Now speculators who had started to short oil in May have retreated, pushing short bets down to an 11-month low. “If you’ve been short since February this has been a very painful ride,” Kyle Cooper, director of research with IAF Advisors and Cypress Energy Capital Management, told Bloomberg in an interview. “There are always a few die-hards but otherwise you’d want to get out. This is indicative of the improving fundamentals.”
With the supply outages, along with some early signs that the record levels of crude oil inventories are starting to come down, prices are on firmer footing than they were a few weeks ago. $50 oil no longer looks expensive. “The confidence of the shorts has been shattered,” Phil Flynn, senior market analyst at Price Futures Group, said in an interview with Bloomberg. “A lot of bears continued to bet that prices would fall well into the rally. When relatively bearish banks like Goldman Sachs changed to a more bullish outlook, bears noticed.”
The next big catalyst is the OPEC meeting that begins on June 2, although there is a general consensus that very little will be agreed on at the meeting. Saudi Arabia has shifted course over the past two years, downgrading its faith in the oil cartel as a vehicle for its oil policy. Riyadh’s extraordinary plan to gradually shift its economy away from oil as its almost sole source of revenue should be read in conjunction with its decision to step up production in the face of an already oversupplied oil market.

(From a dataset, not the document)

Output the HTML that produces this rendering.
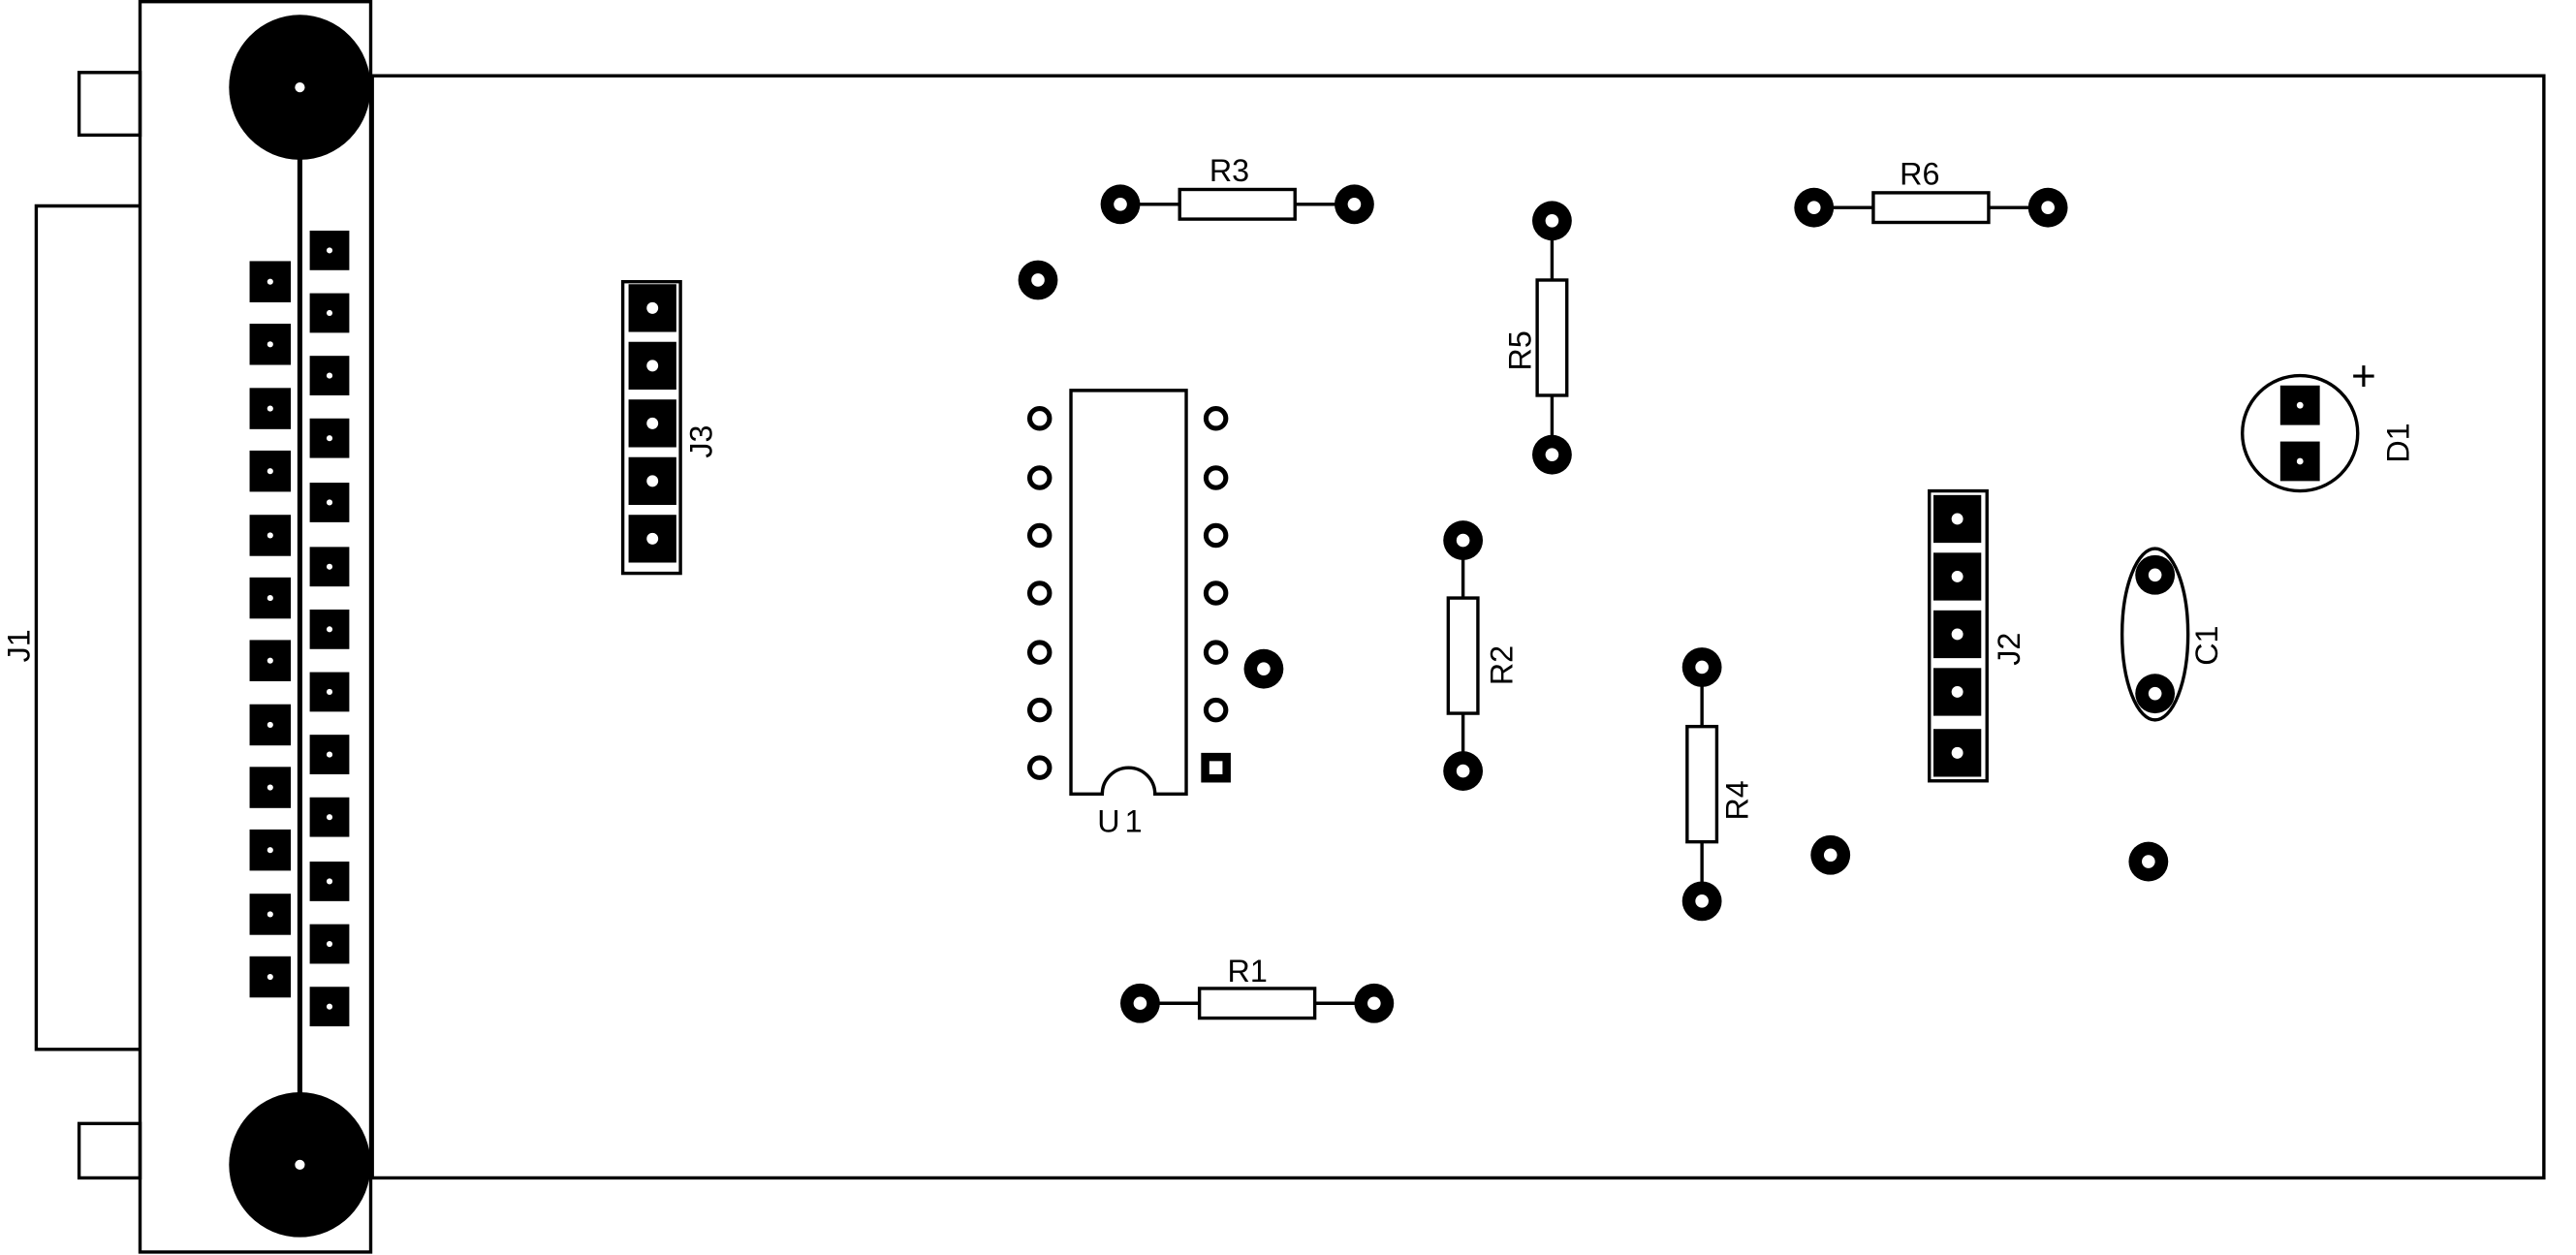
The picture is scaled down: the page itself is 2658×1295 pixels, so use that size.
<!DOCTYPE html>
<html><head><meta charset="utf-8"><style>html,body{margin:0;padding:0;background:#fff}svg{display:block}text{font-family:"Liberation Sans",sans-serif;font-size:19px;fill:#000}</style></head>
<body>
<svg width="2658" height="1295" viewBox="0 0 1563.5 761.8" preserveAspectRatio="none" xmlns="http://www.w3.org/2000/svg">
<g fill="none" stroke="#000" stroke-width="2">
<rect x="226" y="46" width="1318" height="669"/>
<rect x="85" y="1" width="140" height="759"/>
<rect x="48" y="44" width="37" height="38"/>
<rect x="48" y="682" width="37" height="33"/>
<polyline points="85,125 22,125 22,637 85,637"/>
<line x1="182" y1="95" x2="182" y2="665" stroke-width="3"/>
<rect x="378" y="171" width="35" height="177"/>
<rect x="1171" y="298" width="35" height="176"/>
<path d="M650,237 H720 V482 H701 A16,16 0 0 0 669,482 H650 Z"/>
<ellipse cx="1308" cy="385" rx="20" ry="52"/>
<circle cx="1396" cy="263" r="35"/>
</g>
<g id="dyn"></g>
<text x="1427" y="237" style="font-size:26px">+</text>
<text x="666" y="505" style="letter-spacing:3px">U1</text>
<text x="734" y="110">R3</text>
<text x="745" y="596">R1</text>
<text x="1153" y="112">R6</text>
<text transform="translate(929,225) rotate(-90)">R5</text>
<text transform="translate(918,416) rotate(-90)">R2</text>
<text transform="translate(1061,498) rotate(-90)">R4</text>
<text transform="translate(432,278) rotate(-90)">J3</text>
<text transform="translate(1226,404) rotate(-90)">J2</text>
<text transform="translate(1346,404) rotate(-90)">C1</text>
<text transform="translate(1462,281) rotate(-90)">D1</text>
<text transform="translate(18,402) rotate(-90)">J1</text>
</svg>
<script>
const NS="http://www.w3.org/2000/svg";
const g=document.getElementById('dyn');
function el(t,a){const e=document.createElementNS(NS,t);for(const k in a)e.setAttribute(k,a[k]);g.appendChild(e);return e;}
[[182,53],[182,707]].forEach(p=>{el('ellipse',{cx:p[0],cy:p[1],rx:43,ry:44,fill:'#000'});el('circle',{cx:p[0],cy:p[1],r:3,fill:'#fff'});});
const leftY=[171,209,248,286,325,363,401,440,478,516,555,593];
const rightY=[152,190,228,266,305,344,382,420,458,496,535,573,611];
function sq(x,y,s,h){el('rect',{x:x-s/2,y:y-s/2,width:s,height:s,fill:'#000'});el('circle',{cx:x,cy:y,r:h,fill:'#fff'});}
leftY.forEach(y=>sq(164,y,25,1.8));
rightY.forEach(y=>sq(200,y,24,1.8));
[187,222,257,292,327].forEach(y=>sq(396,y,29,3.5));
[315,350,385,420,457].forEach(y=>sq(1188,y,29,3.5));
[254,290,325,360,396,431,466].forEach((y,i)=>{
  el('circle',{cx:631,cy:y,r:6,fill:'none',stroke:'#000','stroke-width':3});
  if(i<6) el('circle',{cx:738,cy:y,r:6,fill:'none',stroke:'#000','stroke-width':3});
  else {el('rect',{x:729,y:y-9,width:18,height:18,fill:'#000'});el('rect',{x:734,y:y-4,width:8,height:8,fill:'#fff'});}
});
function pad(x,y){el('circle',{cx:x,cy:y,r:12,fill:'#000'});el('circle',{cx:x,cy:y,r:4,fill:'#fff'});}
function resH(x1,x2,y){el('line',{x1:x1,y1:y,x2:x2,y2:y,stroke:'#000','stroke-width':2});const m=(x1+x2)/2;el('rect',{x:m-35,y:y-9,width:70,height:18,fill:'#fff',stroke:'#000','stroke-width':2});pad(x1,y);pad(x2,y);}
function resV(x,y1,y2){el('line',{x1:x,y1:y1,x2:x,y2:y2,stroke:'#000','stroke-width':2});const m=(y1+y2)/2;el('rect',{x:x-9,y:m-35,width:18,height:70,fill:'#fff',stroke:'#000','stroke-width':2});pad(x,y1);pad(x,y2);}
resH(680,822,124);resH(692,834,609);resH(1101,1243,126);
resV(942,134,276);resV(888,328,468);resV(1033,405,547);
[[630,170],[767,406],[1111,519],[1304,523]].forEach(p=>pad(p[0],p[1]));
pad(1308,349);pad(1308,421);
sq(1396,246,24,2);sq(1396,280,24,2);
</script>
</body></html>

Working within OPEC for to pursue price stability makes sense if Saudi Arabia expects predictable demand for its oil – keeping production on the sidelines works to its advantage because its assets would only gain value over time.
But if Saudi Arabia thinks that the world will start to attack oil demand via alternatives such as electric vehicles and efficiency – and there are signs that Riyadh is concerned about the sustainability of long-term demand – then monetizing its oil assets today by producing at higher levels is a more prudent approach. In short, Saudi Arabia is no longer willing to play the role of price stabilizer, which means that cooperating with OPEC members is not as useful as it once was.
In any event, at this week’s meeting at least, there will likely be no change of course. OPEC members will continue to produce as much oil as they can, battling for market share. One can argue with the wisdom of that strategy, but the markets are indeed balancing on the backs of high-cost producers. The U.S., for instance, has lost 900,000 barrels per day since peaking last year. And with oil back at $50 per barrel due to supply shortfalls in non-OPEC countries, there is little reason for Saudi Arabia to change tactics.
Of course, the markets are already pricing such an outcome into the market. Although OPEC has had a knack for springing surprises on the oil markets over the past few meetings, barring any unexpected agreements WTI and Brent probably won’t move much from the developments in Vienna.